Although the different car payment methods may seem a little confusing at first, they are structured in a way that may help your budget go a little further. By picking the type of car financing that best suits your financial situation, you may be able to afford a model that you thought was well out of your budget.
To help you make the all-important decision of how you’re going to pay for your car, be sure to check out this guide to all-things car finance before you sign on the dotted line.
Hire Purchase (HP) is a finance agreement that involves paying an initial deposit, although some lenders do not require a deposit, after which a finance company hires you the vehicle for the period of the agreement and then sells you the car for the Optional Final Payment, usually just £10, when all the contracted payments have been made. The amount financed is paid back in fixed monthly instalments over an agreed period; the deposit size and monthly payment amount will be determined by the cost of the car, the interest rate (APR) and the length of your agreement.
After the agreement has been paid off, the car is yours outright. This means HP agreements don’t include any terms and conditions regarding mileage or wear and tear.
If you want to eventually own the car, and you have a budget that suits fixed monthly repayments, then a Hire Purchase is potentially a good idea.

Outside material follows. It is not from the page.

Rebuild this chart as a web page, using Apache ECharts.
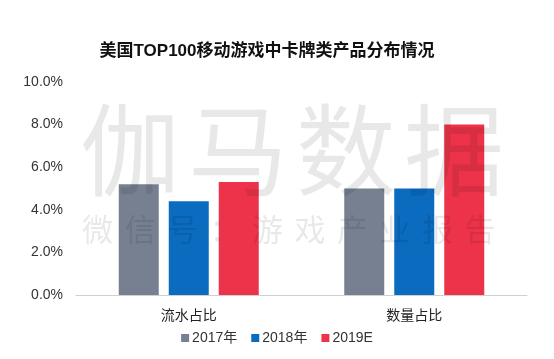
<!DOCTYPE html>
<html><head><meta charset="utf-8">
<script src="https://cdn.jsdelivr.net/npm/echarts@6/dist/echarts.min.js"></script>
<style>html,body{margin:0;padding:0;background:#fff}#c{width:554px;height:359px}</style>
</head><body><div id="c"></div>
<script>
const categories = ['流水占比', '数量占比'];
const seriesNames = ['2017年', '2018年', '2019E'];
const v2017 = [5.2, 5.0];
const v2018 = [4.4, 5.0];
const v2019 = [5.3, 8.0];
const yTicks = [0, 2, 4, 6, 8, 10];
const colors = ['#768091', '#0A6BBF', '#EC3349'];
const wm1 = '伽马数据';
const wm2 = '微信号：游戏产业报告';

const font = '"Liberation Sans", Arial, "Noto Sans CJK SC", sans-serif';
const chart = echarts.init(document.getElementById('c'));
const graphic = [];
[...wm1].forEach((ch, i) => graphic.push({
  type: 'text', left: 80 + i * 108, top: 100, z: 100, silent: true,
  style: { text: ch, font: '100px "Noto Sans CJK SC"', fill: 'rgba(0,0,0,0.09)' }
}));
[...wm2].forEach((ch, i) => graphic.push({
  type: 'text', left: 82 + i * 42.5, top: 214, z: 100, silent: true,
  style: { text: ch, font: '31px "Noto Sans CJK SC"', fill: 'rgba(0,0,0,0.09)' }
}));
const data = [v2017, v2018, v2019];
chart.setOption({
  animation: false,
  title: { text: '美国TOP100移动游戏中卡牌类产品分布情况', left: 262, textAlign: 'center', top: 38,
    textStyle: { fontSize: 17, fontWeight: 'bold', color: '#111', fontFamily: font } },
  legend: { data: seriesNames, bottom: 9, left: 'center', itemWidth: 8, itemHeight: 8, itemGap: 14,
    icon: 'rect', textStyle: { fontSize: 14, color: '#333', fontFamily: font, padding: [0, 0, 0, -2] } },
  grid: { left: 76, right: 27, top: 82, bottom: 64 },
  xAxis: { type: 'category', data: categories,
    axisLine: { lineStyle: { color: '#d0d0d0' } }, axisTick: { show: false },
    axisLabel: { fontSize: 14, color: '#222', margin: 14, fontFamily: font } },
  yAxis: { type: 'value', min: yTicks[0], max: yTicks[yTicks.length - 1], interval: 2,
    splitLine: { show: false }, axisLine: { show: false }, axisTick: { show: false },
    axisLabel: { formatter: v => v.toFixed(1) + '%', fontSize: 14, color: '#333', margin: 13, fontFamily: font } },
  graphic: graphic,
  series: seriesNames.map((n, i) => ({
    name: n, type: 'bar', data: data[i], barWidth: 40, barGap: '25%',
    itemStyle: { color: colors[i] }
  }))
});
</script></body></html>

Likewise, a disposable income that’s unlikely to decrease over the agreement term will stand you in good stead.
Also known as leasing, Personal Contract Hiring (PCH) is much like renting a vehicle when you’re on holiday – just for a longer duration of time. You’ll pay a sum up front, followed by regular monthly payments before you give the car back.
You’ll sign a contract with the lease provider in order to determined how many miles you can cover along with the size of your monthly payments, which is usually calculated as a multiple of the monthly payments.
If you don’t want to own a car, like to be able to change vehicles at fixed intervals, PCH is a good idea. Additionally, if you’re the kind of person who likes driving cars that you wouldn’t normally be able to afford, then this may be the finance option for you.
Similar to the above, a Personal Contract Purchase (PCP) involves an initial deposit, a series of monthly payments and the return of the car to the finance company, provided it’s in a reasonable condition for its age and mileage.
This time around, however, if you decide you want to keep the car, you’ll have the option to buy it outright in return for the final payment, also known as a “balloon payment”.
This price, along with the monthly amount, depends on the size of the deposit, the cost of the car, its interest rate and how much the finance company calculates the value to be at the end of the agreement. This amount is known as the Guaranteed Minimum Future Value (GMFV).
A PCP contract will usually set out the expected condition of the car upon return, as well as how many miles you’ll be allowed to cover.
If you’re looking for lower monthly payments than other financing options, but also like the flexibility once you’ve reached the end of your agreement, then opt for the PCP option. Likewise, people who are confident of the mileage they’ll rack up and can accurately determine how much they’ll need would do well to go for it.